_PROBLEM REQUIREMENTS_
Which lines below hold the word "this"? Copy all of them.

Data records
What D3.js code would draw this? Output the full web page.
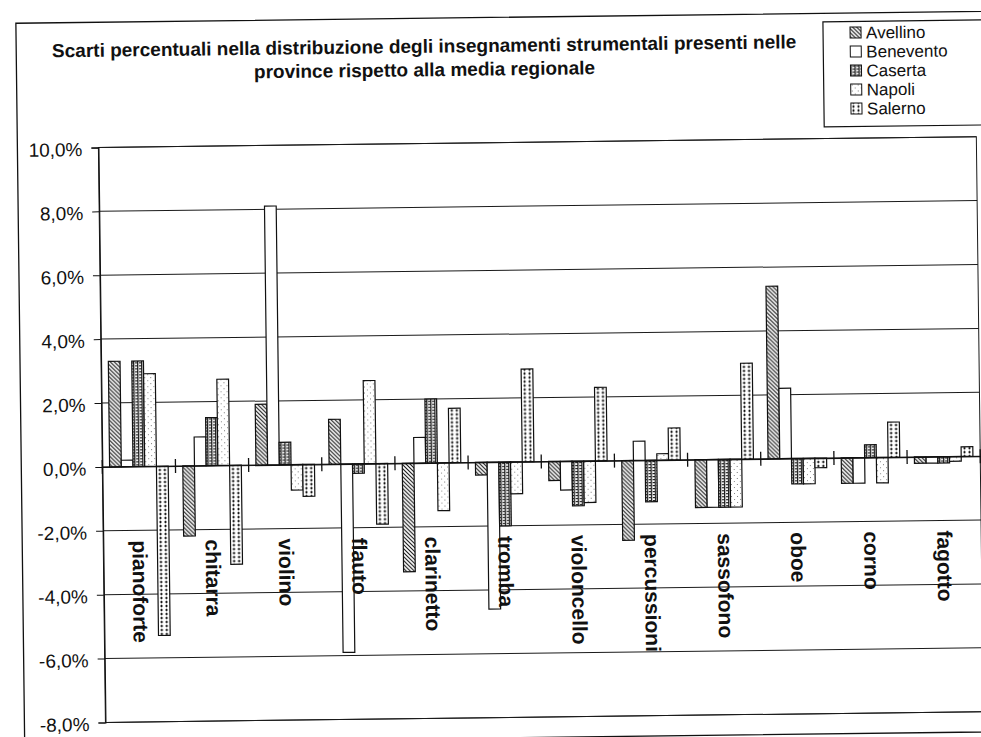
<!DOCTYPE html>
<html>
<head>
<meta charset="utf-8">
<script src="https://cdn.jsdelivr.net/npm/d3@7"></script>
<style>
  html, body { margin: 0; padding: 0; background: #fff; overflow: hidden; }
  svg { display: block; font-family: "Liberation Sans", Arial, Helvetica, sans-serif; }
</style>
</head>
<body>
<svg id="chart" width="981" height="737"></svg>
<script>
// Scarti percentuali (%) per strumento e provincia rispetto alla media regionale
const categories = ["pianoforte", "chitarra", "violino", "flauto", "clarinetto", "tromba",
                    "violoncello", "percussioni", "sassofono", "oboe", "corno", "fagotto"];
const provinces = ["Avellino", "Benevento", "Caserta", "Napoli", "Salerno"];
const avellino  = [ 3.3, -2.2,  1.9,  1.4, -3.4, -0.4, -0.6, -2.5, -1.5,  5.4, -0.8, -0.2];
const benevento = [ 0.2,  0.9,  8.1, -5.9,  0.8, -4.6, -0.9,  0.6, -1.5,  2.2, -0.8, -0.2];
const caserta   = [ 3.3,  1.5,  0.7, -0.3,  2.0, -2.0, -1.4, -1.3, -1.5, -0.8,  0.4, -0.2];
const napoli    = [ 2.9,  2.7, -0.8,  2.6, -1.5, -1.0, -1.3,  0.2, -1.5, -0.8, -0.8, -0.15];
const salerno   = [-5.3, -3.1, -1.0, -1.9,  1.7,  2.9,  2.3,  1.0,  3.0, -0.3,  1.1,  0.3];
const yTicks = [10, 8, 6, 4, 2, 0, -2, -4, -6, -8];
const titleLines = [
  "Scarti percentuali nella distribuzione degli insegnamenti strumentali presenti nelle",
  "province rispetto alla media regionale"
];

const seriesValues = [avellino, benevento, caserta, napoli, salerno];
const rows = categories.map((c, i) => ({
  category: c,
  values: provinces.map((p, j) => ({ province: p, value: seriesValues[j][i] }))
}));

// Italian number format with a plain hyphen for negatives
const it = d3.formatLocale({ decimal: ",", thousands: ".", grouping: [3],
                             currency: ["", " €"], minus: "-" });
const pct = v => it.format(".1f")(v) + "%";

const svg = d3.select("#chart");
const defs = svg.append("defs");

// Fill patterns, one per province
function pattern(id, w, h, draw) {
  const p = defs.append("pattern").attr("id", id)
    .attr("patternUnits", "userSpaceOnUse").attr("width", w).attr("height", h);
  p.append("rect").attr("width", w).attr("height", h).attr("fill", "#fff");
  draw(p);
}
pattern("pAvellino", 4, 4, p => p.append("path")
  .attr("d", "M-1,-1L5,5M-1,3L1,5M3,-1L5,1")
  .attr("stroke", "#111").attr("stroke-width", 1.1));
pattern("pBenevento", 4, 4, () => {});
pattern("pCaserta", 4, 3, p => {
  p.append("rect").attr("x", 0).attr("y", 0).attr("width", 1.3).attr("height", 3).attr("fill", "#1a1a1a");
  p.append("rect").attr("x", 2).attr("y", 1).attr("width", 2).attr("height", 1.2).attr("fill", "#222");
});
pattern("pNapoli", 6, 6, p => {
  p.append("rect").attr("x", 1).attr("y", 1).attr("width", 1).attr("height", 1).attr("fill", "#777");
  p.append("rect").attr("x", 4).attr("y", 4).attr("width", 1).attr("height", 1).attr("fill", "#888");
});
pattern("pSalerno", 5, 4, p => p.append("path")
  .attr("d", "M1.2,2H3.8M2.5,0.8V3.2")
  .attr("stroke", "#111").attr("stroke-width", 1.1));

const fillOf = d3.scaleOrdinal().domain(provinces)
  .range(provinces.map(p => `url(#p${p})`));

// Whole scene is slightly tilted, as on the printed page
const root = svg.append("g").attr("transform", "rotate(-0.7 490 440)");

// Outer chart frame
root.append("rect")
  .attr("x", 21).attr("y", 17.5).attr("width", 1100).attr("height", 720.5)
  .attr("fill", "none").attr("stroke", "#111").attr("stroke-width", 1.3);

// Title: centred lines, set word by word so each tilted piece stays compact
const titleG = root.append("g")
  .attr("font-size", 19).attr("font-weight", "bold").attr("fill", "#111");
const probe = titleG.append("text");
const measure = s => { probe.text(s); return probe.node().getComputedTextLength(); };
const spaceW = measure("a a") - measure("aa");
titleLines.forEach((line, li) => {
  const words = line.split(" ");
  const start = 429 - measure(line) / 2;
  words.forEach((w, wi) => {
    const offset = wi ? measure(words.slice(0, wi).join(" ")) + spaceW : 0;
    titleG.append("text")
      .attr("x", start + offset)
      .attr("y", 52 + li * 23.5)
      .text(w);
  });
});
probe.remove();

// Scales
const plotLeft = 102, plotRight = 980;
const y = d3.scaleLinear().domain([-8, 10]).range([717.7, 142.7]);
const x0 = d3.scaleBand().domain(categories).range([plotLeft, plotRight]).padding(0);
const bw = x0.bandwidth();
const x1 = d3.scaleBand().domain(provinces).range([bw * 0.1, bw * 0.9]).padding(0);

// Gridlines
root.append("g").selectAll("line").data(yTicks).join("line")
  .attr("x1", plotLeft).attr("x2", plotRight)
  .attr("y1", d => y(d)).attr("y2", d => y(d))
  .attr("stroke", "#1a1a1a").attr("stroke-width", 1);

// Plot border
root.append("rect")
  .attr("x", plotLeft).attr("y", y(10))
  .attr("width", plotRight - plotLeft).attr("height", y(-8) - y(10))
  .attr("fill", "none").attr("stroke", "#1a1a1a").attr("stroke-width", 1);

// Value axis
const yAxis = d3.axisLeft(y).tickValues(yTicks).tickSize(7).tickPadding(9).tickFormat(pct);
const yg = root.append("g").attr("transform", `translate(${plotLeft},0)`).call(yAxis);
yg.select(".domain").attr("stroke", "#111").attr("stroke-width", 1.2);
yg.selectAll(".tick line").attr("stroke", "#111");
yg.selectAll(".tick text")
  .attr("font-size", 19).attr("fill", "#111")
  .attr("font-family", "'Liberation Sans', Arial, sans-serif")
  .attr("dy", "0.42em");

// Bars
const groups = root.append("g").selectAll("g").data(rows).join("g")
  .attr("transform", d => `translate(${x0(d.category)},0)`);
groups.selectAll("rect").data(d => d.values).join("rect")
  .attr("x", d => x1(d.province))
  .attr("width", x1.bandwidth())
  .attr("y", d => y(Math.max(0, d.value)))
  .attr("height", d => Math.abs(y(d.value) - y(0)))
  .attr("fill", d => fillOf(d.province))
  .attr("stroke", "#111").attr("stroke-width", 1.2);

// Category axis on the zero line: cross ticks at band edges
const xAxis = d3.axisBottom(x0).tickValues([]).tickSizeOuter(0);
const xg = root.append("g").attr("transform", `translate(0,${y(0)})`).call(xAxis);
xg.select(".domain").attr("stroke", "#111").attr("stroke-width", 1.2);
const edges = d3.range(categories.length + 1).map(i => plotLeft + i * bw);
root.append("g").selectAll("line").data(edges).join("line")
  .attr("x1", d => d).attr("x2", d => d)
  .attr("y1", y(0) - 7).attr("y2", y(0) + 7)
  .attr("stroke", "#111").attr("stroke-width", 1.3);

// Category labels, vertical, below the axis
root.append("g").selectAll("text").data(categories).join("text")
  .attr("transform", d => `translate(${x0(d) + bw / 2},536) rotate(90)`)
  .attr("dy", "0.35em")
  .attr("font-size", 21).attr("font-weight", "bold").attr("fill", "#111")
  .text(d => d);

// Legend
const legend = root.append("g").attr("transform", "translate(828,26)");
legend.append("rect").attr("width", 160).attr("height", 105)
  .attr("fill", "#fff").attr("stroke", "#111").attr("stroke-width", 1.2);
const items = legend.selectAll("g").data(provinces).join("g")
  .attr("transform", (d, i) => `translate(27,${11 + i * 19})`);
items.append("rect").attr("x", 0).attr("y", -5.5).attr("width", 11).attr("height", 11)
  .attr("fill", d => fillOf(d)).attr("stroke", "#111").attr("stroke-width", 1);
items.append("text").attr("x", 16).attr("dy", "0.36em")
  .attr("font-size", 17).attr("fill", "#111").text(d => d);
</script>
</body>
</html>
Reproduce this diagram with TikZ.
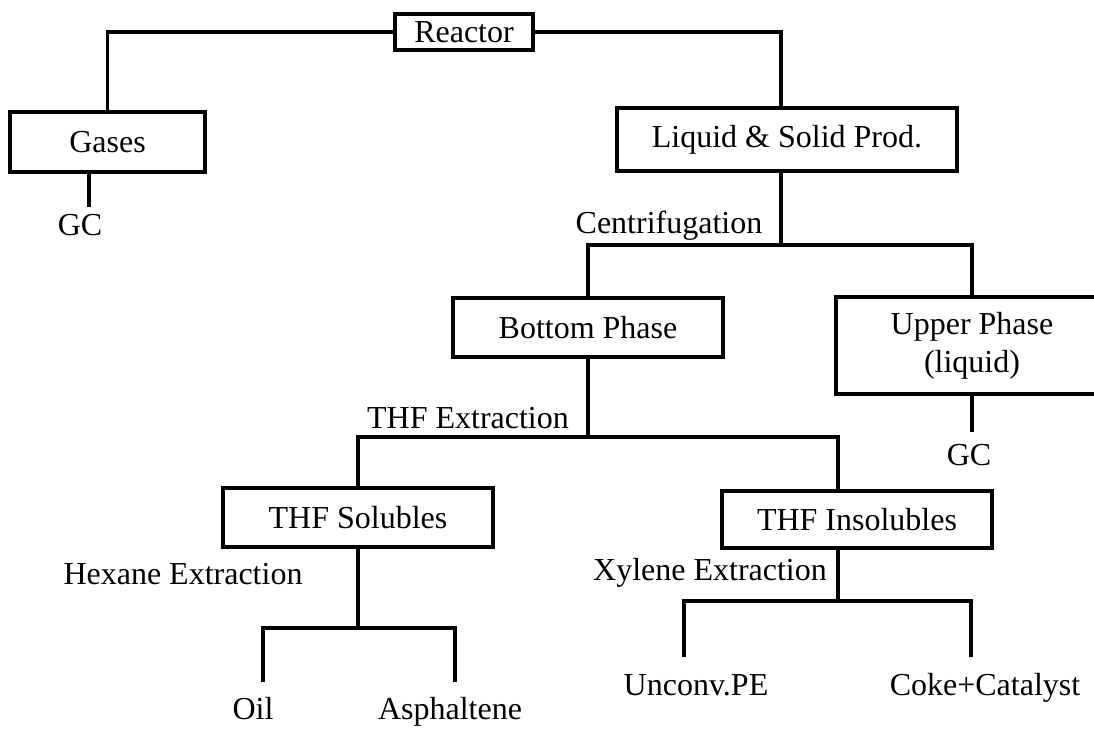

_TASK RESPONSE_
What D3.js code would draw this? Output the full web page.
Reproduce this diagram with TikZ.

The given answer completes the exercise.